### Supplied data
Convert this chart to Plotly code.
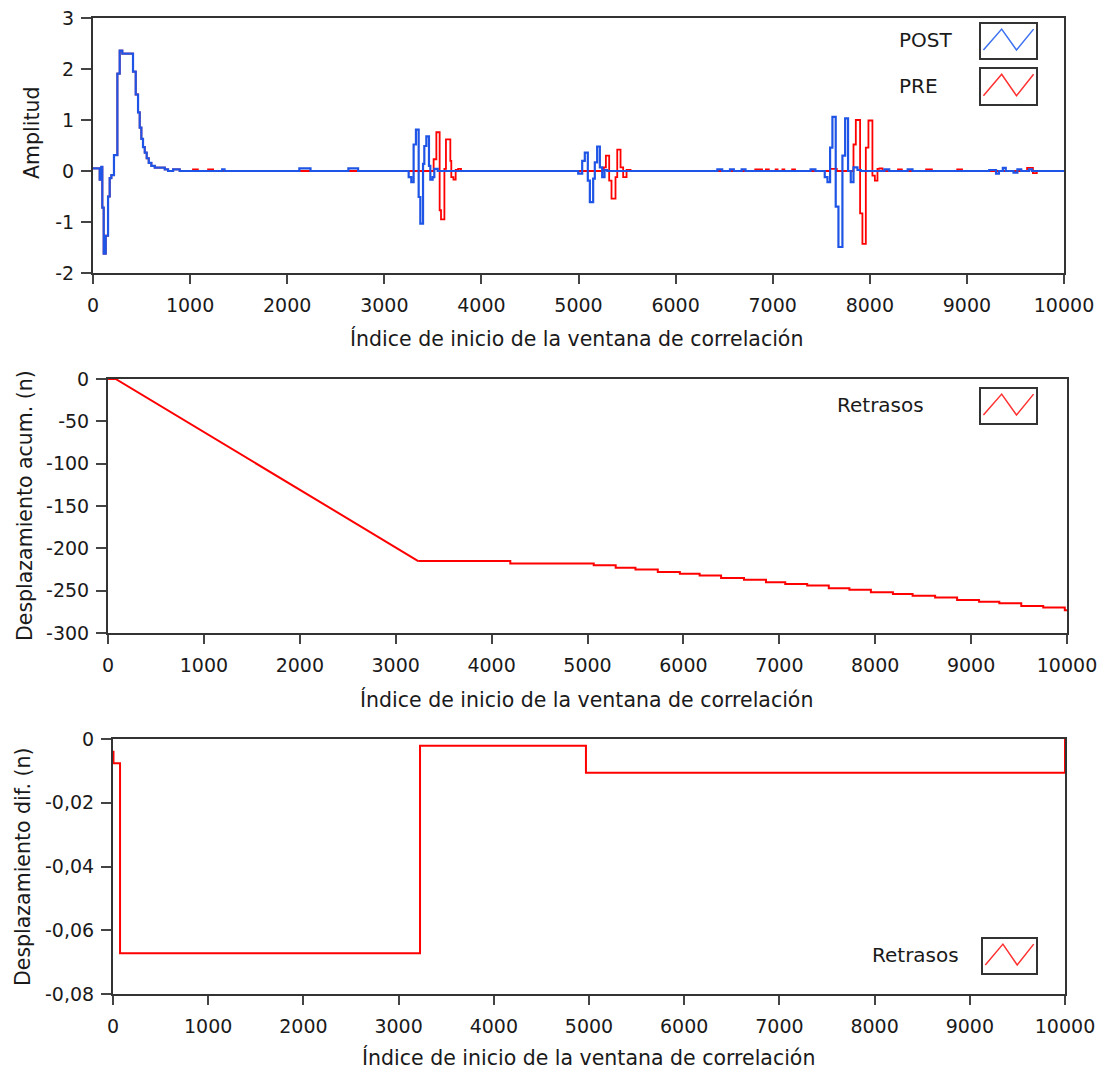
import plotly.graph_objects as go

# ---------------- data ----------------
# First echo (common to POST and PRE)
pulse_idx = [0, 69, 86, 96, 110, 131, 155, 172, 189, 216, 251, 275, 302, 412, 440, 464, 481, 498,
             515, 533, 553, 574, 601, 636, 739, 773, 825, 893]
pulse_val = [0.05, -0.17, 0.08, -0.72, -1.62, -1.27, -0.5, -0.14, -0.08, 0.31, 1.91, 2.36, 2.30, 1.95,
             1.5, 1.15, 0.85, 0.63, 0.47, 0.36, 0.25, 0.16, 0.10, 0.065, 0.03, 0.0, 0.03, 0.0]

# POST bursts
post_b1_idx = [3251, 3278, 3302, 3326, 3354, 3371, 3399, 3412, 3433, 3460, 3474, 3498, 3515, 3550]
post_b1_val = [-0.12, -0.22, 0.52, 0.81, -0.51, -1.03, 0.14, 0.49, 0.68, 0.10, -0.17, -0.12, 0.04, 0.0]
post_b2_idx = [4997, 5038, 5065, 5096, 5117, 5151, 5168, 5192, 5220, 5244, 5268, 5296]
post_b2_val = [-0.05, 0.2, 0.36, -0.19, -0.61, -0.15, 0.17, 0.48, 0.07, -0.12, 0.02, 0.0]
post_b3_idx = [7536, 7564, 7591, 7615, 7649, 7677, 7718, 7746, 7776, 7804, 7832, 7873, 7907]
post_b3_val = [-0.12, -0.22, 0.46, 1.06, -0.7, -1.49, 0.3, 1.03, 0.0, -0.22, 0.07, 0.02, 0.0]

# PRE bursts
pre_b1_idx = [3508, 3536, 3570, 3584, 3619, 3635, 3680, 3690, 3712, 3735, 3760, 3790]
pre_b1_val = [0.23, 0.76, -0.77, -0.95, 0.04, 0.62, 0.2, -0.12, -0.17, 0.02, 0.04, 0.0]
pre_b2_idx = [5261, 5282, 5316, 5340, 5381, 5399, 5433, 5460, 5495, 5536]
pre_b2_val = [0.07, 0.3, -0.19, -0.54, -0.12, 0.42, 0.07, -0.12, 0.02, 0.0]
pre_b3_idx = [7591, 7660, 7832, 7856, 7900, 7924, 7959, 7986, 8027, 8052, 8079, 8131]
pre_b3_val = [0.04, 0.0, 0.52, 1.0, -0.83, -1.43, 0.46, 0.99, -0.09, -0.19, 0.04, 0.0]

# small noise bumps
post_noise_idx = [1330, 1355, 2125, 2240, 2630, 2730, 6430, 6480, 6560, 6600, 6680, 6720, 7390, 7440,
                  8150, 8200, 8390, 8440, 9230, 9300, 9330, 9370, 9400, 9480, 9520, 9560, 9640, 9670]
post_noise_val = [0.03, 0.0, 0.05, 0.0, 0.05, 0.0, 0.03, 0.0, 0.03, 0.0, 0.03, 0.0, 0.03, 0.0,
                  0.03, 0.0, 0.03, 0.0, 0.02, -0.05, 0.0, 0.06, 0.0, -0.03, 0.03, 0.0, 0.03, 0.0]
pre_noise_idx = [1030, 1080, 1185, 1237, 6820, 6890, 6930, 6960, 7030, 7050, 7100, 7120, 7200, 7230,
                 8100, 8150, 8290, 8330, 8580, 8640, 8900, 8950, 9620, 9680, 9720]
pre_noise_val = [0.03, 0.0, 0.03, 0.0, 0.03, 0.0, 0.03, 0.0, 0.03, 0.0, 0.03, 0.0, 0.03, 0.0,
                 0.05, 0.0, 0.03, 0.0, 0.03, 0.0, 0.03, 0.0, 0.06, -0.04, 0.0]

end_idx = [10000]
end_val = [0.0]

# Cumulative delay (middle panel)
acc_slope_idx = [0, 80, 3235]
acc_slope_val = [0, 0, -215]
acc_step_idx = [3235, 4195, 5065, 5294, 5500, 5733, 5963, 6169, 6393, 6632, 6861, 7062, 7291, 7516,
                7731, 7955, 8185, 8390, 8625, 8854, 9083, 9294, 9523, 9752, 9977, 10000]
acc_step_val = [-215, -218, -220, -223, -225, -228, -230, -232, -235, -237, -240, -242, -244, -247,
                -249, -252, -254, -256, -258, -261, -263, -265, -268, -270, -273, -273]

# Differential delay (bottom panel)
dif_idx = [0, 5, 74, 3225, 4968, 10000]
dif_val = [-0.004, -0.0076, -0.0672, -0.0021, -0.0106, 0.0]

# tick labels
x_ticks = [0, 1000, 2000, 3000, 4000, 5000, 6000, 7000, 8000, 9000, 10000]
x_ticklabels = ["0", "1000", "2000", "3000", "4000", "5000", "6000", "7000", "8000", "9000", "10000"]
y1_ticks = [-2, -1, 0, 1, 2, 3]
y1_ticklabels = ["-2", "-1", "0", "1", "2", "3"]
y2_ticks = [-300, -250, -200, -150, -100, -50, 0]
y2_ticklabels = ["-300", "-250", "-200", "-150", "-100", "-50", "0"]
y3_ticks = [-0.08, -0.06, -0.04, -0.02, 0]
y3_ticklabels = ["-0,08", "-0,06", "-0,04", "-0,02", "0"]


def merge(*pairs):
    pts = []
    for ix, vv in pairs:
        pts.extend(zip(ix, vv))
    pts.sort(key=lambda p: p[0])
    return [p[0] for p in pts], [p[1] for p in pts]


post_x, post_y = merge((pulse_idx, pulse_val), (post_b1_idx, post_b1_val), (post_b2_idx, post_b2_val),
                       (post_b3_idx, post_b3_val), (post_noise_idx, post_noise_val), (end_idx, end_val))
pre_x, pre_y = merge((pulse_idx, pulse_val), (pre_b1_idx, pre_b1_val), (pre_b2_idx, pre_b2_val),
                     (pre_b3_idx, pre_b3_val), (pre_noise_idx, pre_noise_val), (end_idx, end_val))

# ---------------- figure ----------------
W, H = 1102, 1072
FONT = "DejaVu Sans"
TXT = "#1a1a1a"
BLUE = "#1f55e6"
RED = "#ff0000"


def px(x):
    return x / W


def py(y):
    return 1 - y / H


fig = go.Figure()
fig.add_trace(go.Scatter(x=pre_x, y=pre_y, mode="lines", line=dict(color=RED, width=1.8, shape="hv"),
                         name="PRE", xaxis="x", yaxis="y"))
fig.add_trace(go.Scatter(x=post_x, y=post_y, mode="lines", line=dict(color=BLUE, width=2.2, shape="hv"),
                         name="POST", xaxis="x", yaxis="y"))
fig.add_trace(go.Scatter(x=acc_slope_idx, y=acc_slope_val, mode="lines", line=dict(color=RED, width=2),
                         name="Retrasos", xaxis="x2", yaxis="y2"))
fig.add_trace(go.Scatter(x=acc_step_idx, y=acc_step_val, mode="lines",
                         line=dict(color=RED, width=2, shape="hv"), name="Retrasos", xaxis="x2", yaxis="y2"))
fig.add_trace(go.Scatter(x=dif_idx, y=dif_val, mode="lines", line=dict(color=RED, width=2, shape="hv"),
                         name="Retrasos", xaxis="x3", yaxis="y3"))

common = dict(showline=True, mirror=True, linecolor="#333333", linewidth=2, showgrid=False,
              zeroline=False, ticks="outside", tickwidth=1.5, tickcolor="#444444", automargin=False,
              tickfont=dict(family=FONT, size=19, color=TXT))
xcommon = dict(common, ticklen=9, ticklabelstandoff=5)
ycommon = dict(common, ticklen=10, ticklabelstandoff=3)

fig.update_layout(
    width=W, height=H, autosize=False, margin=dict(l=0, r=0, t=0, b=0, pad=0, autoexpand=False),
    paper_bgcolor="white", plot_bgcolor="white", showlegend=False,
    xaxis=dict(domain=[px(93), px(1064)], range=[0, 10000], anchor="y", tickvals=x_ticks,
               ticktext=x_ticklabels, **xcommon),
    yaxis=dict(domain=[py(273), py(18)], range=[-2, 3], anchor="x", tickvals=y1_ticks,
               ticktext=y1_ticklabels, **ycommon),
    xaxis2=dict(domain=[px(108), px(1067)], range=[0, 10000], anchor="y2", tickvals=x_ticks,
                ticktext=x_ticklabels, **xcommon),
    yaxis2=dict(domain=[py(633), py(379)], range=[-300, 0], anchor="x2", tickvals=y2_ticks,
                ticktext=y2_ticklabels, **ycommon),
    xaxis3=dict(domain=[px(113), px(1065)], range=[0, 10000], anchor="y3", tickvals=x_ticks,
                ticktext=x_ticklabels, **xcommon),
    yaxis3=dict(domain=[py(994), py(739)], range=[-0.08, 0], anchor="x3", tickvals=y3_ticks,
                ticktext=y3_ticklabels, **ycommon),
)

annotations = []
shapes = []


def text(x, y, s, angle=0, xanchor="center", size=20.5):
    annotations.append(dict(x=px(x), y=py(y), xref="paper", yref="paper", text=s, showarrow=False,
                            xanchor=xanchor, yanchor="middle", textangle=angle,
                            font=dict(family=FONT, size=size, color=TXT)))


xt = "Índice de inicio de la ventana de correlación"
text(576, 338, xt)
text(586, 699, xt)
text(588, 1057, xt)
text(32, 133, "Amplitud", angle=-90)
text(25, 506, "Desplazamiento acum. (n)", angle=-90)
text(23, 867, "Desplazamiento dif. (n)", angle=-90)


def legend_icon(x0, y0, x1, y1, color):
    shapes.append(dict(type="rect", xref="paper", yref="paper", x0=px(x0), x1=px(x1), y0=py(y1), y1=py(y0),
                       line=dict(color="#333333", width=2), fillcolor="white"))
    w = x1 - x0
    h = y1 - y0
    pts = [(x0 + 0.06 * w, y0 + 0.75 * h), (x0 + 0.38 * w, y0 + 0.17 * h),
           (x0 + 0.64 * w, y0 + 0.75 * h), (x0 + 0.94 * w, y0 + 0.17 * h)]
    path = "M " + " L ".join(f"{px(a):.5f},{py(b):.5f}" for a, b in pts)
    shapes.append(dict(type="path", xref="paper", yref="paper", path=path, line=dict(color=color, width=1.5)))


text(897, 40, "POST", xanchor="left", size=20)
legend_icon(980, 23, 1037, 59, "#3a6ff0")
text(897, 86, "PRE", xanchor="left", size=20)
legend_icon(980, 68, 1037, 105, "#ff3030")
text(835, 405, "Retrasos", xanchor="left", size=20)
legend_icon(980, 388, 1037, 424, "#ff3030")
text(870, 955, "Retrasos", xanchor="left", size=20)
legend_icon(982, 938, 1037, 974, "#ff3030")

fig.update_layout(annotations=annotations, shapes=shapes)
fig.write_html("out.html", config={"responsive": False})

### Objective
Extract the lines exactly, please: the first line of the listing, the line with "import plotly.graph_objects as go", and every line between them, but no pictures.

### Exercise solution
Convert this chart to Plotly code.
import plotly.graph_objects as go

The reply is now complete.